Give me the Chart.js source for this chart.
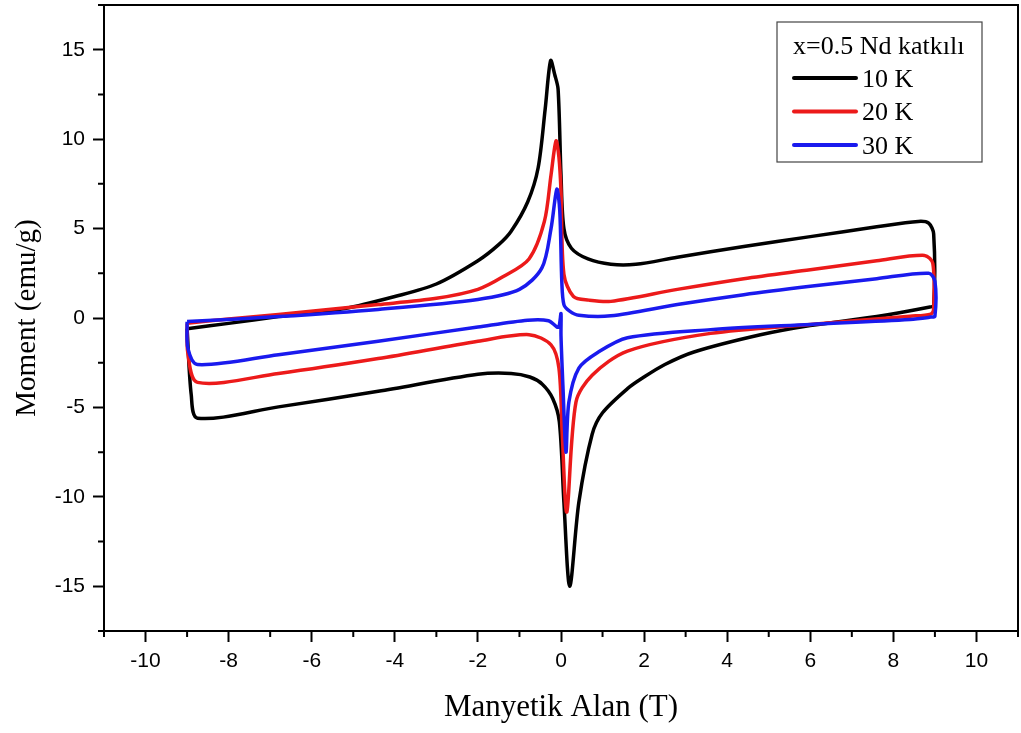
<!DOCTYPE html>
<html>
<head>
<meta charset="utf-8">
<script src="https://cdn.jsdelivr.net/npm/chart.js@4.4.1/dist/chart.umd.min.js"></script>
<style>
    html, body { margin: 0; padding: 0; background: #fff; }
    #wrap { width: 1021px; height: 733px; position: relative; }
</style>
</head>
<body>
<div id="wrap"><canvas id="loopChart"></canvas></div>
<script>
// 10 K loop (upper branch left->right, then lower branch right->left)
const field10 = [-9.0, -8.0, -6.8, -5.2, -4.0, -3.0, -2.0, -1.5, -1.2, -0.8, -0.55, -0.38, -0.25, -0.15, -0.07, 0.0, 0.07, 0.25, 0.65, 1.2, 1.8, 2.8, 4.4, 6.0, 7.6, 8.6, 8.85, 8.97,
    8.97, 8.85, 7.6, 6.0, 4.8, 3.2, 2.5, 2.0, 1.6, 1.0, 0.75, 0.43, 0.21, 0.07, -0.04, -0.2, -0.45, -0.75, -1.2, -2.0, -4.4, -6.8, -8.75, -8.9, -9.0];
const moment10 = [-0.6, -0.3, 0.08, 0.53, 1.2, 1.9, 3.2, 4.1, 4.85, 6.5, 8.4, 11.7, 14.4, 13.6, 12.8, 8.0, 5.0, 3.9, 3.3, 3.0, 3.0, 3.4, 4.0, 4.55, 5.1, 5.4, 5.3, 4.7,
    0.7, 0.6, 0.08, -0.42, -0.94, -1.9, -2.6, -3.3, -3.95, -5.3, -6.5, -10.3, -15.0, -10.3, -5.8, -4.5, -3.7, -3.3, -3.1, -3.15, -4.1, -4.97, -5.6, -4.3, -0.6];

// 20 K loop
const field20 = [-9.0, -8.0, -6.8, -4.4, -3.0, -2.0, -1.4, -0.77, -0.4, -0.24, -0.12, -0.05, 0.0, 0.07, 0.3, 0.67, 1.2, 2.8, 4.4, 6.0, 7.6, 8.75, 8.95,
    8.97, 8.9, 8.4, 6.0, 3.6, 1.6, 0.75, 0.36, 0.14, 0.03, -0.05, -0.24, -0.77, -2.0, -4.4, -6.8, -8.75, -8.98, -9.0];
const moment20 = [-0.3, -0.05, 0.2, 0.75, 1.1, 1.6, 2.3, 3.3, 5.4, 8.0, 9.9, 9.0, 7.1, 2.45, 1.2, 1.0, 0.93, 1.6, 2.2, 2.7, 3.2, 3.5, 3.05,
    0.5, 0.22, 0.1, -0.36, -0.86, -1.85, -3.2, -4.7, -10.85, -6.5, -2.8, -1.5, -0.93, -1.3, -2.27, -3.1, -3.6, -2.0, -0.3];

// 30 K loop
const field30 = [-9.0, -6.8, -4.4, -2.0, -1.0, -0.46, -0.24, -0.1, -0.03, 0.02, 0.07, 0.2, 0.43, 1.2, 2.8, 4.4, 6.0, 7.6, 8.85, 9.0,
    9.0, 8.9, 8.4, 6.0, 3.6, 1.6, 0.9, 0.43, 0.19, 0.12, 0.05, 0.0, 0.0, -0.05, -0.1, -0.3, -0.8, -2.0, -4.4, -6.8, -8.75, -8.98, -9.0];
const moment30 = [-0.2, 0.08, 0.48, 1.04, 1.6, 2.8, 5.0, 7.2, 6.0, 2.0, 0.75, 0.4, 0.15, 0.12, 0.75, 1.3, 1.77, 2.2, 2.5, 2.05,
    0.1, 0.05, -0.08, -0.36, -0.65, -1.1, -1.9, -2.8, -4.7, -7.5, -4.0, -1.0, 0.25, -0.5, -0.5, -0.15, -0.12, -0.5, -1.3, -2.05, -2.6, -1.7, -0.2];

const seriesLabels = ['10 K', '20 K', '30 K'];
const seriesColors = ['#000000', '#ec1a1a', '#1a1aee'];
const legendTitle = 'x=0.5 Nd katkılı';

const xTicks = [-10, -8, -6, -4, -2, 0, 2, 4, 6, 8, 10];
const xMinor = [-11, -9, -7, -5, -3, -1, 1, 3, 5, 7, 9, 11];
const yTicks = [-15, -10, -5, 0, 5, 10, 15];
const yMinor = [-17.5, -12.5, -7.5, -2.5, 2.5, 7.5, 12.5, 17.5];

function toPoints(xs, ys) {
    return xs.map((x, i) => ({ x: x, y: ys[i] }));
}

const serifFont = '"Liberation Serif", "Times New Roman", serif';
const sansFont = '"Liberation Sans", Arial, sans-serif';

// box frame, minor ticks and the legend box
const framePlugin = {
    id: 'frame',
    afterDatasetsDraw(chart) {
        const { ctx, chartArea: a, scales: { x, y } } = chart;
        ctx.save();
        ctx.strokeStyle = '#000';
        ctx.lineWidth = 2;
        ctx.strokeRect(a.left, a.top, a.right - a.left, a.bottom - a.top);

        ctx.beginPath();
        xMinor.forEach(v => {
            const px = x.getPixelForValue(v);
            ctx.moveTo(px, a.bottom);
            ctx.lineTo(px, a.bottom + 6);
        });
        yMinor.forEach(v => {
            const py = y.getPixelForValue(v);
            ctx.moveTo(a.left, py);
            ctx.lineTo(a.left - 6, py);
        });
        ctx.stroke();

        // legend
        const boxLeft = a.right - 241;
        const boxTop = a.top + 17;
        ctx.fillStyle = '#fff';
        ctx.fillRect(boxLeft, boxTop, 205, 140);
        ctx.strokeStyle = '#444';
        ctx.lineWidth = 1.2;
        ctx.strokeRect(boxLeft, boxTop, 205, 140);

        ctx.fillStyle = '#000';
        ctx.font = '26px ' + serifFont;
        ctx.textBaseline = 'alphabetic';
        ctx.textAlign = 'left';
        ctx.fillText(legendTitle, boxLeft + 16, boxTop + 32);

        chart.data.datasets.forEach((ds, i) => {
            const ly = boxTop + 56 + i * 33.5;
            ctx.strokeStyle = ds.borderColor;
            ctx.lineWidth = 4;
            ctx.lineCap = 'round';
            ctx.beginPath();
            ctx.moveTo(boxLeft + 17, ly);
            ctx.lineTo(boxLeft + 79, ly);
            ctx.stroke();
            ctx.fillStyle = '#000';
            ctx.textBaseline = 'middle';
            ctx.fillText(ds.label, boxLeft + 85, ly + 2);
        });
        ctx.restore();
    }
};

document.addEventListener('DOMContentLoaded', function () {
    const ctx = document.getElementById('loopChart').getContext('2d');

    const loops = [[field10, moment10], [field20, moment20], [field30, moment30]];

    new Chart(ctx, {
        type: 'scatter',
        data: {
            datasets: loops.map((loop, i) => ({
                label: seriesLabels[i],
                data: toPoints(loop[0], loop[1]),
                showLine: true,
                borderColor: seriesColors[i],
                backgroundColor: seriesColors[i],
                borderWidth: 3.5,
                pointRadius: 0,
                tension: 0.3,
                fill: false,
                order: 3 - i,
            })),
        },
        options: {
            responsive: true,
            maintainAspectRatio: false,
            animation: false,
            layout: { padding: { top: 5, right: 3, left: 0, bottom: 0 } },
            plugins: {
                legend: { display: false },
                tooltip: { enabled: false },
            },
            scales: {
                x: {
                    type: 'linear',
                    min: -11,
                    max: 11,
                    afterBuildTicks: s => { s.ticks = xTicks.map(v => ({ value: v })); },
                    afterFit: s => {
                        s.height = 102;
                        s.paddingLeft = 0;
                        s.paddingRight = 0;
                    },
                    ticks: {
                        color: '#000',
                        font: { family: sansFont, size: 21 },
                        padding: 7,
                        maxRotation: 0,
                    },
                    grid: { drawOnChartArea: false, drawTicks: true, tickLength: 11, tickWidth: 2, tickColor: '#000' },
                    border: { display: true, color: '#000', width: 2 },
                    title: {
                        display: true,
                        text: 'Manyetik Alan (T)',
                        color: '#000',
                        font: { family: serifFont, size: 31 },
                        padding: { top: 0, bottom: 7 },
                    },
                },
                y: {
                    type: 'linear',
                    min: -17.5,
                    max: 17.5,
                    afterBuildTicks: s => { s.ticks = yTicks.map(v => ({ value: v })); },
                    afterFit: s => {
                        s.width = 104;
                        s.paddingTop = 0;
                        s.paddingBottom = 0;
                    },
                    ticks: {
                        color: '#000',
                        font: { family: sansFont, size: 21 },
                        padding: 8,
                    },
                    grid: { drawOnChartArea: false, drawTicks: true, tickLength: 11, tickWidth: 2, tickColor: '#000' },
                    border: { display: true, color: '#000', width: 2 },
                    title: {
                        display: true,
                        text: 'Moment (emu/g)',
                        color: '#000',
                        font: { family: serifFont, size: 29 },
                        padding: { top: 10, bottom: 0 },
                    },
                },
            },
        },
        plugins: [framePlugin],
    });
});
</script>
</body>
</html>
-*-
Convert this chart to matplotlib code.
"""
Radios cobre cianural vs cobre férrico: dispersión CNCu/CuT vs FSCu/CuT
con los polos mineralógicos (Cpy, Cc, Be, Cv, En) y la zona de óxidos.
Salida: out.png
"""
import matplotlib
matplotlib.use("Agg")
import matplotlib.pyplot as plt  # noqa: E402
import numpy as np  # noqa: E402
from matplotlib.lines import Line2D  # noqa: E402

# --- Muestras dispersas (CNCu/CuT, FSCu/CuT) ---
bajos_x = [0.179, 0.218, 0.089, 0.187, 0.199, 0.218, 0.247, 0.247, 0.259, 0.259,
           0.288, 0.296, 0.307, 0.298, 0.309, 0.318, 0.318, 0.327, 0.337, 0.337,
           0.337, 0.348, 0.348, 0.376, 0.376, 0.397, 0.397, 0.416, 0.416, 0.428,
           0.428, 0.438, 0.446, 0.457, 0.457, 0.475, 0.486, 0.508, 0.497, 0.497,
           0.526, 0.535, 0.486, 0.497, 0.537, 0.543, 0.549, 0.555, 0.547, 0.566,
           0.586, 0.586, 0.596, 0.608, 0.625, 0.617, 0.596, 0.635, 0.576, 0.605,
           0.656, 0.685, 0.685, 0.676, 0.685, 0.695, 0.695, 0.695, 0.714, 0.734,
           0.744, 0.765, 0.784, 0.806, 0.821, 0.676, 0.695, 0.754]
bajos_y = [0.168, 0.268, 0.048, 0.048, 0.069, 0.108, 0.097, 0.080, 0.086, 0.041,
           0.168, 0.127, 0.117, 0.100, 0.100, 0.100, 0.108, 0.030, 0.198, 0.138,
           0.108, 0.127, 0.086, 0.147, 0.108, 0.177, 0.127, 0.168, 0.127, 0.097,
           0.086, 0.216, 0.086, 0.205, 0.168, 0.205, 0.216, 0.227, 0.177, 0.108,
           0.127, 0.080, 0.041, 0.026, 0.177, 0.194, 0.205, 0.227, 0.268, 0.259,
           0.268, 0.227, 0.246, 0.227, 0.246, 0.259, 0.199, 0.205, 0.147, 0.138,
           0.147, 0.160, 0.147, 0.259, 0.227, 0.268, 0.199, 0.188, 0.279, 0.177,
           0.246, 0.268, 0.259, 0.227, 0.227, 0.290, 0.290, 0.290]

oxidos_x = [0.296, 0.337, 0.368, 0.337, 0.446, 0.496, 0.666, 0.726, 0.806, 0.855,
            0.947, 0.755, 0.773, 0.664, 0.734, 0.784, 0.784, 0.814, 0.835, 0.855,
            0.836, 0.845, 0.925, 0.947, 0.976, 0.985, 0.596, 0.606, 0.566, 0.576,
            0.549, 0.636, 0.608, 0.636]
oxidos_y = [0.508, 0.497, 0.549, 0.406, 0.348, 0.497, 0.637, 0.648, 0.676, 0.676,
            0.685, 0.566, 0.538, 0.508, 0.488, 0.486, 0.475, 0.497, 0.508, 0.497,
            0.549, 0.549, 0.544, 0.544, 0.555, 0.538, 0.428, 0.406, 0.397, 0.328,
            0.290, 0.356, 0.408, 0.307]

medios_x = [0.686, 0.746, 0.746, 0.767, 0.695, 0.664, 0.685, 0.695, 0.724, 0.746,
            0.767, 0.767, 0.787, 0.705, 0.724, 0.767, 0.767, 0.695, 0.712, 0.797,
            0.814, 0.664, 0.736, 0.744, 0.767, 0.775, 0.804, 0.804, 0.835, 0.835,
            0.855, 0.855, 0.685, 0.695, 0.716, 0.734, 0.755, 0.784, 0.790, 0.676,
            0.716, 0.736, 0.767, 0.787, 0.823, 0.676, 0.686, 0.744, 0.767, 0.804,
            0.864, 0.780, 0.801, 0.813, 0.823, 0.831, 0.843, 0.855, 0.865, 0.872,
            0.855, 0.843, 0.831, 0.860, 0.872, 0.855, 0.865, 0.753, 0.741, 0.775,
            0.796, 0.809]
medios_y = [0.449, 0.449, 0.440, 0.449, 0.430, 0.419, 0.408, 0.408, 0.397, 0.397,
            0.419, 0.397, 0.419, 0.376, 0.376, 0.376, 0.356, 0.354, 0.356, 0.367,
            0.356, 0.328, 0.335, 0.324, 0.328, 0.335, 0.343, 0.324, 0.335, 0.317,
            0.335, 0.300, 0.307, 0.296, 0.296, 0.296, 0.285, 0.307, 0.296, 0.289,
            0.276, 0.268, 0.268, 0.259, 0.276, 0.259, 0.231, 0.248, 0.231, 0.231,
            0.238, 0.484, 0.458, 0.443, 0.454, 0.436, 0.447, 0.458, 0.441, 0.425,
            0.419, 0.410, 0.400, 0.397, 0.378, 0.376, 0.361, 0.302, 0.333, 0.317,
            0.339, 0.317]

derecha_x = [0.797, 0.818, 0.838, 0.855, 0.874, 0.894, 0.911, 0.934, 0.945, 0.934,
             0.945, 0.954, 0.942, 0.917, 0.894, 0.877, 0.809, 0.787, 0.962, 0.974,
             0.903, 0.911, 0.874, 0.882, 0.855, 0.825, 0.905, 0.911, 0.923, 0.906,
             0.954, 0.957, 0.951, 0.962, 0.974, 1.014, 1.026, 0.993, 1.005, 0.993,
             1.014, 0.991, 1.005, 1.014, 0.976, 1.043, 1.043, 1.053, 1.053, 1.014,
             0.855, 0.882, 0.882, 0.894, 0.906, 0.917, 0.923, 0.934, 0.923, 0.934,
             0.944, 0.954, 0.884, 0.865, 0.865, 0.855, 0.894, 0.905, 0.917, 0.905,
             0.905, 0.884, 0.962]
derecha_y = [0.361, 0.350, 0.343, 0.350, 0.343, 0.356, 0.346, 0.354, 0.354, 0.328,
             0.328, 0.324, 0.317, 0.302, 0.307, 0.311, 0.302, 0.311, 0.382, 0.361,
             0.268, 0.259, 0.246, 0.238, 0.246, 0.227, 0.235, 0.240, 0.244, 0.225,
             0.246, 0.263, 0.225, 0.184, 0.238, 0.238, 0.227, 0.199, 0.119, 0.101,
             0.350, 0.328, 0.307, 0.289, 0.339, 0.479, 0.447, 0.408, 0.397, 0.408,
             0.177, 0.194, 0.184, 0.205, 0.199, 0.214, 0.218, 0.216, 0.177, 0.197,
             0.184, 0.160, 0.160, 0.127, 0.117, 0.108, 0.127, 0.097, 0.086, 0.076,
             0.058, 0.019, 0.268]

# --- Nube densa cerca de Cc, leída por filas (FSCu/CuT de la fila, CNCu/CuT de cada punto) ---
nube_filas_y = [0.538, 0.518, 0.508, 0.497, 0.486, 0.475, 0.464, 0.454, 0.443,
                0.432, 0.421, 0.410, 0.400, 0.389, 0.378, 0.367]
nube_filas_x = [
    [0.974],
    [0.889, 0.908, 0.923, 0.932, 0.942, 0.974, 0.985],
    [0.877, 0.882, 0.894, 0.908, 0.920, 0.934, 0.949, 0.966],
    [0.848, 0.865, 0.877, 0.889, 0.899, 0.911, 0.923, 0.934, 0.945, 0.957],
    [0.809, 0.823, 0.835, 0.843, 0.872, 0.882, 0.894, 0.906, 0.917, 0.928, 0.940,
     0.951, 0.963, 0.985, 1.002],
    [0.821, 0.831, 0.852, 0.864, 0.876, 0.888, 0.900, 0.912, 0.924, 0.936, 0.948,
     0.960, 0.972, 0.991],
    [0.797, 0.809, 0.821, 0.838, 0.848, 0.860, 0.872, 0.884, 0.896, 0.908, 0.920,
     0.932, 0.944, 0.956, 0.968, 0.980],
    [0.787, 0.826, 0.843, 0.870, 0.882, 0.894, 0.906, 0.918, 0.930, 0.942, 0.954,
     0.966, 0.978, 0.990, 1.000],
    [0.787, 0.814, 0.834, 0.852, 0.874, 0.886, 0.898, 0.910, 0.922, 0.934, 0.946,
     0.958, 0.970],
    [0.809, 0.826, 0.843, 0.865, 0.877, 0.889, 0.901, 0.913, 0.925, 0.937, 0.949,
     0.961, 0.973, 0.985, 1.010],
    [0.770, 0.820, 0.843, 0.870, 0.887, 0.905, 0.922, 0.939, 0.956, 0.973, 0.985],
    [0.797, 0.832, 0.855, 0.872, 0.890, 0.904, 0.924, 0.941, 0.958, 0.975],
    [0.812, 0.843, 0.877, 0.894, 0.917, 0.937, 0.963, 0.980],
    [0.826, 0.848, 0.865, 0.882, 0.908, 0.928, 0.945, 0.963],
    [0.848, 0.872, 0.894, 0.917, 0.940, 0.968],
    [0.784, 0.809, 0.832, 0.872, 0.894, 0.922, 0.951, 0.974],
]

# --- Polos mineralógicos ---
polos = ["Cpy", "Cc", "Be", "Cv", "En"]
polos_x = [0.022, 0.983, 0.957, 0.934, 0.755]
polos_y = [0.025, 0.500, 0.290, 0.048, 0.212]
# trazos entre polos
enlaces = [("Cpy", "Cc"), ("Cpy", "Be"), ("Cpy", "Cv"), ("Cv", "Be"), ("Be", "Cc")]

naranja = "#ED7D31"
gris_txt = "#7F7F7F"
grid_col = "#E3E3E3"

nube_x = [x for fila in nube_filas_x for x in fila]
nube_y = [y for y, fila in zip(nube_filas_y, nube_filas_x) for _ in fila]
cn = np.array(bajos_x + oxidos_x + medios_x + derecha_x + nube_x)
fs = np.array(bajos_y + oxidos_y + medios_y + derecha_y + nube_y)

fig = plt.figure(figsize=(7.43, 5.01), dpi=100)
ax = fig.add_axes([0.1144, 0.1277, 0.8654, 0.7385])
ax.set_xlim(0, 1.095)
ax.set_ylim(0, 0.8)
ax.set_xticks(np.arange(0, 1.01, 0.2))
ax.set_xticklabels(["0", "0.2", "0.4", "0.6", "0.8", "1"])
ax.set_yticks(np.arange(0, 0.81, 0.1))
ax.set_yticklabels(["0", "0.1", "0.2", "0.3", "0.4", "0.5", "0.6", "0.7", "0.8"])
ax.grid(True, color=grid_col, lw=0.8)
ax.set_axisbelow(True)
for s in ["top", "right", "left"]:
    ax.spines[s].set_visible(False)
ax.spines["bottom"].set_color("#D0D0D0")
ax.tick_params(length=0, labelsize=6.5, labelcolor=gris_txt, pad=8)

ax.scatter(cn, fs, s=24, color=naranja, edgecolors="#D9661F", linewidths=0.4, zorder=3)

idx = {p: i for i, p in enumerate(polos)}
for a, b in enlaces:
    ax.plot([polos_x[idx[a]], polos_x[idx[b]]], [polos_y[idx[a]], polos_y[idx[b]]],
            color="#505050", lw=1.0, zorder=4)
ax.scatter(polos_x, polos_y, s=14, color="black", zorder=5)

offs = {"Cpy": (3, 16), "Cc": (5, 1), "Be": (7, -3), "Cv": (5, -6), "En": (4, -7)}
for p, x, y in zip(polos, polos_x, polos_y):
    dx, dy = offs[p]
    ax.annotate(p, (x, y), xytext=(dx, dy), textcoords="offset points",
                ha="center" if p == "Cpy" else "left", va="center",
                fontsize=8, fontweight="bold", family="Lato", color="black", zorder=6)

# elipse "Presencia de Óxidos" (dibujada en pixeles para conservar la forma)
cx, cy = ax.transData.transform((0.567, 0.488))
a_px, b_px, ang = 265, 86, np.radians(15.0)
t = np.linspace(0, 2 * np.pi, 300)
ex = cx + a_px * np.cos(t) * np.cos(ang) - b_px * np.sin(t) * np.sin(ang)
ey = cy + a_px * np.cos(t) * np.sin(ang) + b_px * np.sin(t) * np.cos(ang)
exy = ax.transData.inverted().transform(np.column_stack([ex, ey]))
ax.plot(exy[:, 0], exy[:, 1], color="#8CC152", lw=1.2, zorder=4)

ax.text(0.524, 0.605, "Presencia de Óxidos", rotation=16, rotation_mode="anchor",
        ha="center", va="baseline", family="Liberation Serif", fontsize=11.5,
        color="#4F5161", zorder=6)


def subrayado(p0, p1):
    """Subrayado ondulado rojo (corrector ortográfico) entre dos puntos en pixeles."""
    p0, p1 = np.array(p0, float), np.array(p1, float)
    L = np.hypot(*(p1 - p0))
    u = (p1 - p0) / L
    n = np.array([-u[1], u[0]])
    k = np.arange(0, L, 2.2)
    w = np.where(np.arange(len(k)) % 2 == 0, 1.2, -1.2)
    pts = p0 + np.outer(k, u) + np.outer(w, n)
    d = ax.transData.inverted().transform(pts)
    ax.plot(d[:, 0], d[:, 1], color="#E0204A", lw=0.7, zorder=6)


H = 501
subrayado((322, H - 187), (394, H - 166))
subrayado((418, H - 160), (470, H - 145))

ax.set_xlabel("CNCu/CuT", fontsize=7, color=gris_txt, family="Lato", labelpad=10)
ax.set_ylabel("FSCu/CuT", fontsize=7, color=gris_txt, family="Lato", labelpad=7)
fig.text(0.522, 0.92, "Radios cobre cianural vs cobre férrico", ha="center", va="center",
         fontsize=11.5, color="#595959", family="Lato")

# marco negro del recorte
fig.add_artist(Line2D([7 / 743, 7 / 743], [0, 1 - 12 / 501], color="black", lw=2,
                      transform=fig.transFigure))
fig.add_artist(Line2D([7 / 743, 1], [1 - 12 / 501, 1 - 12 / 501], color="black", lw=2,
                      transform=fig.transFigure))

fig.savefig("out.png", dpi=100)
-*-
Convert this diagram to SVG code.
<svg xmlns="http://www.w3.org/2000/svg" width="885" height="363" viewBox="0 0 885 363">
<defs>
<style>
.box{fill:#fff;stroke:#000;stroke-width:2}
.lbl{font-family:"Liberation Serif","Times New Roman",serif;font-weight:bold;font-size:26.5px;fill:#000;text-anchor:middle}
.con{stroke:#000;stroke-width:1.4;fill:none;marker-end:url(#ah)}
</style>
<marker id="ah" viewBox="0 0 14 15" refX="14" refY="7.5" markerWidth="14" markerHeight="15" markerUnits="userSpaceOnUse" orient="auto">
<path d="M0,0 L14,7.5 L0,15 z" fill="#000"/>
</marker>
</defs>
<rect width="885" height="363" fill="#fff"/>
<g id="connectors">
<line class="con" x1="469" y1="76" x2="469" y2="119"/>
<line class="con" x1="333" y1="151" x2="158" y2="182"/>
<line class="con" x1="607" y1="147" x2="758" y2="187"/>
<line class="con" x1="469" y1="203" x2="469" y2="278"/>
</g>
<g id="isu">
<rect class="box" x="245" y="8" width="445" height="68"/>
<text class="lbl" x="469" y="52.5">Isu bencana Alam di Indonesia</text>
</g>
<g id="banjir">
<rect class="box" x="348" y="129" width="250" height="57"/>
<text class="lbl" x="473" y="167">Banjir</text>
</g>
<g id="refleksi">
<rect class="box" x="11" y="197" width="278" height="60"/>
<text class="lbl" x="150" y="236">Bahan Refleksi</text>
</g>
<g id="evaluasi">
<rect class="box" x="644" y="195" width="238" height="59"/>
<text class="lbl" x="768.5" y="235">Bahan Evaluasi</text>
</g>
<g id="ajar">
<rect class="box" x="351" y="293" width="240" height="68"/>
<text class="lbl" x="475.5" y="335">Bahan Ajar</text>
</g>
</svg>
-*-
(SET EXERCISE) Please quote only the span of lines whose first line contains "Give me the Chart.js source for this chart." and whose last line contains "-5.6, -4.3, -0.6];", leaving every picture out.

(RESULT OF THIS EXERCISE)
Give me the Chart.js source for this chart.
<!DOCTYPE html>
<html>
<head>
<meta charset="utf-8">
<script src="https://cdn.jsdelivr.net/npm/chart.js@4.4.1/dist/chart.umd.min.js"></script>
<style>
    html, body { margin: 0; padding: 0; background: #fff; }
    #wrap { width: 1021px; height: 733px; position: relative; }
</style>
</head>
<body>
<div id="wrap"><canvas id="loopChart"></canvas></div>
<script>
// 10 K loop (upper branch left->right, then lower branch right->left)
const field10 = [-9.0, -8.0, -6.8, -5.2, -4.0, -3.0, -2.0, -1.5, -1.2, -0.8, -0.55, -0.38, -0.25, -0.15, -0.07, 0.0, 0.07, 0.25, 0.65, 1.2, 1.8, 2.8, 4.4, 6.0, 7.6, 8.6, 8.85, 8.97,
    8.97, 8.85, 7.6, 6.0, 4.8, 3.2, 2.5, 2.0, 1.6, 1.0, 0.75, 0.43, 0.21, 0.07, -0.04, -0.2, -0.45, -0.75, -1.2, -2.0, -4.4, -6.8, -8.75, -8.9, -9.0];
const moment10 = [-0.6, -0.3, 0.08, 0.53, 1.2, 1.9, 3.2, 4.1, 4.85, 6.5, 8.4, 11.7, 14.4, 13.6, 12.8, 8.0, 5.0, 3.9, 3.3, 3.0, 3.0, 3.4, 4.0, 4.55, 5.1, 5.4, 5.3, 4.7,
    0.7, 0.6, 0.08, -0.42, -0.94, -1.9, -2.6, -3.3, -3.95, -5.3, -6.5, -10.3, -15.0, -10.3, -5.8, -4.5, -3.7, -3.3, -3.1, -3.15, -4.1, -4.97, -5.6, -4.3, -0.6];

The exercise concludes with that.